Function compute_mecp_gradient 

Source 
pub fn compute_mecp_gradient(
    state_a: &State,
    state_b: &State,
    fixed_atoms: &[usize],
) -> MecpGradient
Expand description

Computes the MECP effective gradient for optimization.

This function implements the Harvey et al. algorithm for MECP optimization by computing the effective gradient that drives the system toward the minimum energy crossing point. The gradient has two components:

  1. f-vector: Drives the energy difference (E1 - E2) to zero
  2. g-vector: Minimizes the energy perpendicular to the gradient difference

The effective gradient is computed as:

G = (E1 - E2) * x_norm + [f1 - (x_norm · f1) * x_norm]
    \_____f-vector____/   \________g-vector________/

where x_norm = (f1 - f2) / |f1 - f2| is the normalized gradient difference.

§Unit Analysis

This implementation matches the reference (adapted for Angstrom units):

  • Input forces (state_a.forces, state_b.forces): Ha/A (converted from native QM output)
  • f1, f2 (negated forces = gradients): Ha/A
  • x_norm (normalized gradient difference): dimensionless (unit vector)
  • f-vector = (E1 - E2) × x_norm: Hartree (energy × dimensionless)
  • g-vector = f1 - (x_norm · f1) × x_norm: Ha/A
  • Combined gradient: Mixed units (Ha + Ha/A)

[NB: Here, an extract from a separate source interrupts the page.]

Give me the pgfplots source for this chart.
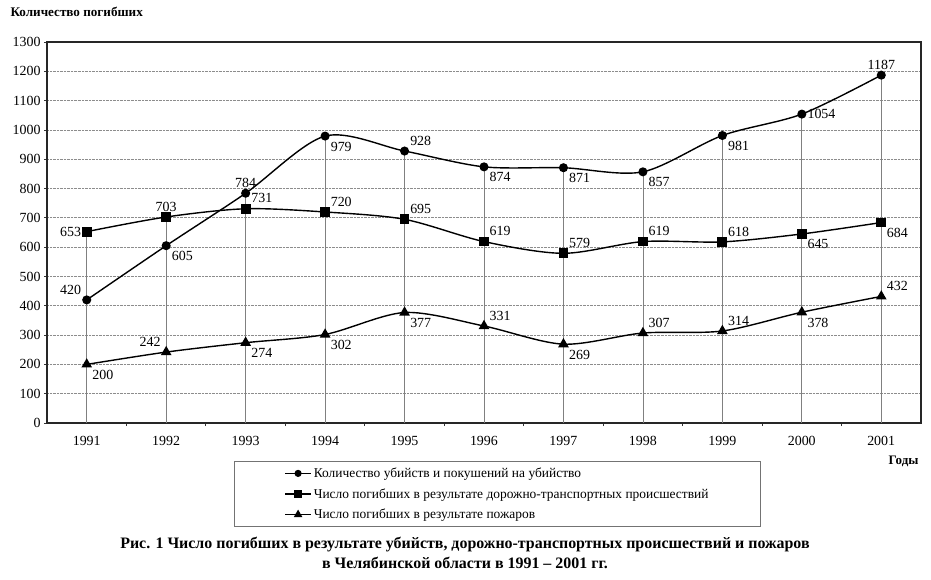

The mixed units are intentional in the Harvey algorithm:

  • The f-vector acts as a penalty term driving energy difference to zero
  • The g-vector minimizes energy perpendicular to the crossing seam
  • Both components contribute appropriately to the optimization direction

When used with the BFGS optimizer, the inverse Hessian (Ų/Ha) handles the unit conversion to produce steps in Angstrom.

§Arguments

  • state_a - Electronic state 1 (energy in Ha, forces in Ha/A, geometry)
  • state_b - Electronic state 2 (energy in Ha, forces in Ha/A, geometry)
  • fixed_atoms - List of atom indices to fix during optimization (0-based)

§Returns

Returns the MECP effective gradient as a DVector<f64> with length 3 × num_atoms. The gradient has mixed units (f-vector in Ha, g-vector in Ha/A) matching the reference implementation.

§Requirements

Validates: Requirements 6.1, 6.2, 6.3

§Examples

use omecp::geometry::{Geometry, State};
use omecp::optimizer::compute_mecp_gradient;

// let gradient = compute_mecp_gradient(&state_a, &state_b, &[]);
// assert_eq!(gradient.len(), state_a.geometry.num_atoms * 3);